Flowers Begin to Blossom
Last updated 12/2/2022 at 11:58am
It looks like various flowers are beginning to make an appearance early this season in Borrego Springs. However, the question still remain if there will be a "Super Bloom" in the spring.
Along S22, many can spot a purple field of blooming sand verbena, Abronia villosa. There are also desert sunflowers making their appearances, as well as chinchweed, Pectis papposa near Borrego Springs Road.
Tom Chester has provided a bloom status update as of Nov. 8.
"Flowers, flowers, in many places! Hillsides of flowers in a number of places! Carpets of flowers in a number of places! In NOVEMBER!!!
These wonderful fall blooms are the result of the best summer and fall rain that we've had in years. It rained at least someplace in our desert area, primarily in the desert transition area of our mountains, every month in the last six months, at a time of year when there is often essentially no rain.
There were widespread monsoonal storms in the mountains, and sometimes in the adjoining desert areas, in June, July, and August 2022. In week after week in July and August, thunderstorms formed in the Garner Valley area of the San Jacinto Mountains and drifted toward the Borrego Desert, dumping rain on the Santa Rosa Mountains and the nearby desert floor.
The capper was when the remnants of Tropical Storm Kay dropped as much as four inches of rain in places on the desert slopes and mountain crests of San Diego County in mid-September. Ranchita got four inches from that storm, following four inches from a previous monsoonal storm earlier, and the desert area near Borrego Springs received 1.5 inches.
There was additional rainfall in October both from monsoonal storms and from a cutoff low.
As a result, almost the entire Desert Transition area, the area west and north of the desert floor, has at least some fall blooms, and some areas look gorgeous.

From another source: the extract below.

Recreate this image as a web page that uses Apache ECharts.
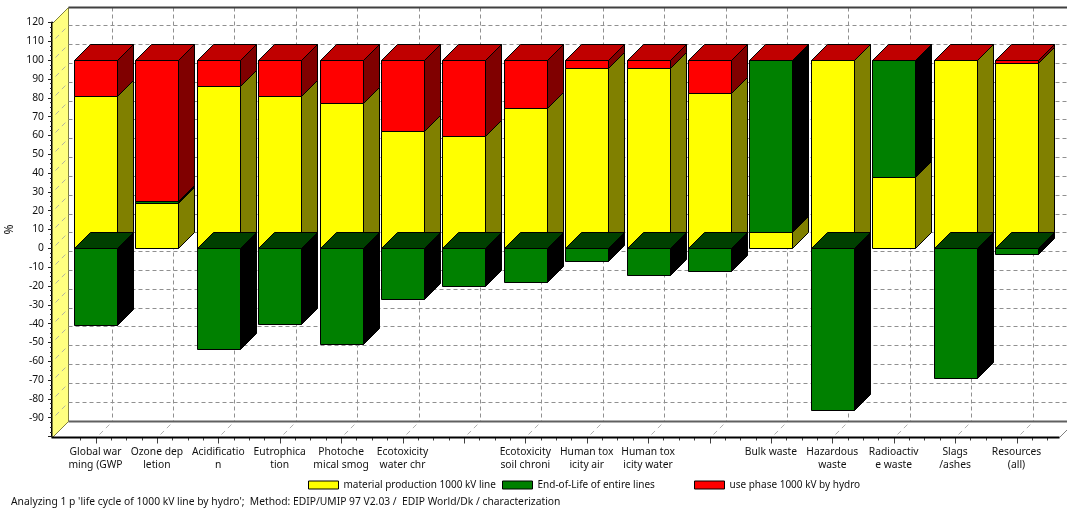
<!DOCTYPE html>
<html>
<head>
<meta charset="utf-8">
<style>html,body{margin:0;padding:0;background:#fff}#c{width:1067px;height:513px}</style>
<script src="https://cdn.jsdelivr.net/npm/echarts@6/dist/echarts.min.js"></script>
</head>
<body>
<div id="c"></div>
<script>
const categories = ['Global war\nming (GWP','Ozone dep\nletion','Acidificatio\nn','Eutrophica\ntion','Photoche\nmical smog','Ecotoxicity\nwater chr','','Ecotoxicity\nsoil chroni','Human tox\nicity air','Human tox\nicity water','','Bulk waste','Hazardous\nwaste','Radioactiv\ne waste','Slags\n/ashes','Resources\n(all)'];
const materialProduction = [81,24,86.4,81,77,62.5,59.5,74.5,96,96,82.5,8.5,100,38,100,98.5];
const endOfLife = [-41,1,-53.5,-40,-51,-27,-20,-18,-7,-14,-12,91.5,-86,62,-69,-3];
const usePhase = [19,75,13.6,19,23,37.5,40.5,25.5,4,4,17.5,0,0,0,0,1.5];
const seriesNames = ['material production 1000 kV line','End-of-Life of entire lines','use phase 1000 kV by hydro'];
const footer = "Analyzing 1 p 'life cycle of 1000 kV line by hydro';  Method: EDIP/UMIP 97 V2.03 /  EDIP World/Dk / characterization";
const FONT = 'Noto Sans';
const DEPTH = 16;

const yellowData = materialProduction.map((v,i)=>[i,0,v,0]);
const greenData = endOfLife.map((g,i)=>g<0?[i,0,g,1]:[i,materialProduction[i],materialProduction[i]+g,0]);
const redData = usePhase.map((r,i)=>{const b=materialProduction[i]+Math.max(endOfLife[i],0);return [i,b,b+r,1];});

const crisp = v => Math.round(v)+0.5;
function poly(points, fill){
  return {type:'polygon',shape:{points},style:{fill,stroke:'#000',lineWidth:1}};
}
function segment(front, side, top){
  return function(params, api){
    const i = api.value(0);
    const a = api.coord([i,api.value(1)]);
    const b = api.coord([i,api.value(2)]);
    const hw = api.size([1,0])[0]*0.35;
    const xl = crisp(a[0]-hw), xr = crisp(a[0]+hw);
    const yt = crisp(Math.min(a[1],b[1])), yb = crisp(Math.max(a[1],b[1]));
    const d = DEPTH;
    const kids = [
      poly([[xr,yt],[xr+d,yt-d],[xr+d,yb-d],[xr,yb]],side),
      poly([[xl,yt],[xr,yt],[xr,yb],[xl,yb]],front)
    ];
    if(api.value(3)) kids.push(poly([[xl,yt],[xl+d,yt-d],[xr+d,yt-d],[xr,yt]],top));
    return {type:'group',children:kids};
  };
}
function seg(p1,p2,color,width,dash){
  return {type:'line',shape:{x1:p1[0],y1:p1[1],x2:p2[0],y2:p2[1]},
    style:{stroke:color,lineWidth:width,lineDash:dash||null}};
}
function frame(params, api){
  const d = DEPTH, n = categories.length;
  const step = api.size([1,0])[0];
  const yTop = api.coord([0,120])[1], yBot = api.coord([0,-100])[1];
  const xL = api.coord([0,0])[0]-step*0.705;
  const xR = api.coord([n-1,0])[0]+step*0.685;
  const left = crisp(xL), right = crisp(xR), bot = crisp(yBot);
  const backL = left+d, backT = crisp(yTop)-d, backB = bot-d;
  const kids = [];
  kids.push({type:'polygon',shape:{points:[[left,crisp(yTop)],[backL,backT],[backL,backB],[left,bot]]},
    style:{fill:'#ffff80',stroke:'#808040',lineWidth:1}});
  for(let v=-90;v<=110;v+=10){
    const y = crisp(api.coord([0,v])[1]);
    kids.push(seg([backL,y-d],[1067,y-d],'#909090',1,[4,3]));
    kids.push(seg([left+3,y-3],[backL-2,y-d+2],'#b4b4a0',1,[5,4]));
  }
  for(let i=0;i<n;i++){
    const x = crisp(api.coord([i,0])[0]);
    kids.push(seg([x+d,backT],[x+d,backB],'#909090',1,[4,3]));
    kids.push(seg([x+3,bot-3],[x+d,backB],'#b0b0b0',1,[5,4]));
    for(let k=-1;k<=2;k++){
      const tx = Math.round(api.coord([i,0])[0]+step*k/4)+0.5;
      if(k!==0) kids.push(seg([tx,bot],[tx,bot+3],'#404040',1));
    }
    kids.push(seg([x,bot],[x,bot+6],'#404040',1));
  }
  kids.push(seg([backL,backT],[1067,backT],'#404040',2));
  kids.push(seg([backL,backB],[1067,backB],'#606060',2));
  kids.push(seg([right,bot],[1067,bot-(1067-right)],'#808080',1));
  kids.push(seg([left-1,bot],[right,bot],'#000',2));
  return {type:'group',children:kids};
}
function bars(i, data, front, side, top){
  return {type:'custom',name:seriesNames[i],data,renderItem:segment(front,side,top),
    encode:{x:0,y:[1,2]},itemStyle:{color:front},clip:false,z:3,silent:true};
}
const legendPos = [308,502,694];
const chart = echarts.init(document.getElementById('c'),null,{renderer:'canvas'});
chart.setOption({
  animation:false,
  backgroundColor:'#fff',
  textStyle:{fontFamily:FONT},
  title:{text:footer,left:11,top:497,padding:0,textStyle:{fontFamily:FONT,fontSize:10.3,fontWeight:'normal',color:'#111'}},
  legend:seriesNames.map((name,i)=>({data:[{name,icon:'rect',itemStyle:{borderColor:'#000',borderWidth:1}}],left:legendPos[i],top:480,padding:0,itemWidth:30,itemHeight:8,
    selectedMode:false,textStyle:{fontFamily:FONT,fontSize:10,color:'#111'}})),
  grid:{left:64.8,right:19.8,top:22.5,bottom:76.5,containLabel:false,outerBoundsMode:'none'},
  xAxis:{type:'category',data:categories,axisLine:{show:false},axisTick:{show:false},
    axisLabel:{interval:0,margin:9,fontFamily:FONT,fontSize:10.3,lineHeight:13,color:'#111',align:'center'},splitLine:{show:false}},
  yAxis:{type:'value',min:-100,max:120,interval:10,offset:12.8,name:'%',nameLocation:'middle',nameGap:31,
    nameTextStyle:{fontFamily:FONT,fontSize:12,color:'#111'},
    axisLine:{show:true,lineStyle:{color:'#000',width:2}},
    axisTick:{show:true,length:4,lineStyle:{color:'#222'}},
    minorTick:{show:true,splitNumber:4,length:2,lineStyle:{color:'#222'}},
    axisLabel:{margin:8,padding:[3,0,0,0],fontFamily:FONT,fontSize:10.3,color:'#111',formatter:v=>v===-100?'':String(v)},
    splitLine:{show:false}},
  series:[
    {type:'custom',name:'frame',data:[[0,0]],renderItem:frame,encode:{x:0,y:1},clip:false,z:1,silent:true},
    bars(0,yellowData,'#ffff00','#808000','#c0c000'),
    bars(2,redData,'#ff0000','#800000','#c00000'),
    bars(1,greenData,'#008000','#000000','#004000')
  ]
});
</script>
</body>
</html>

Even areas of the desert floor, in Borrego Springs, and from Vallecito County Park to Carrizo Creek, have abundant blooms.
Many, but not all, of the areas with good blooms are documented at iNat, mostly by Fred Melgert and Carla Hoegen. As of 8 November 2022, there are 452 observations (209 from Fred and Carla) of Pectis papposa (218 obs); Bahiopsis parishii (82 obs); Abronia villosa (76 obs); and Amaranthus fimbriatus (76 obs)."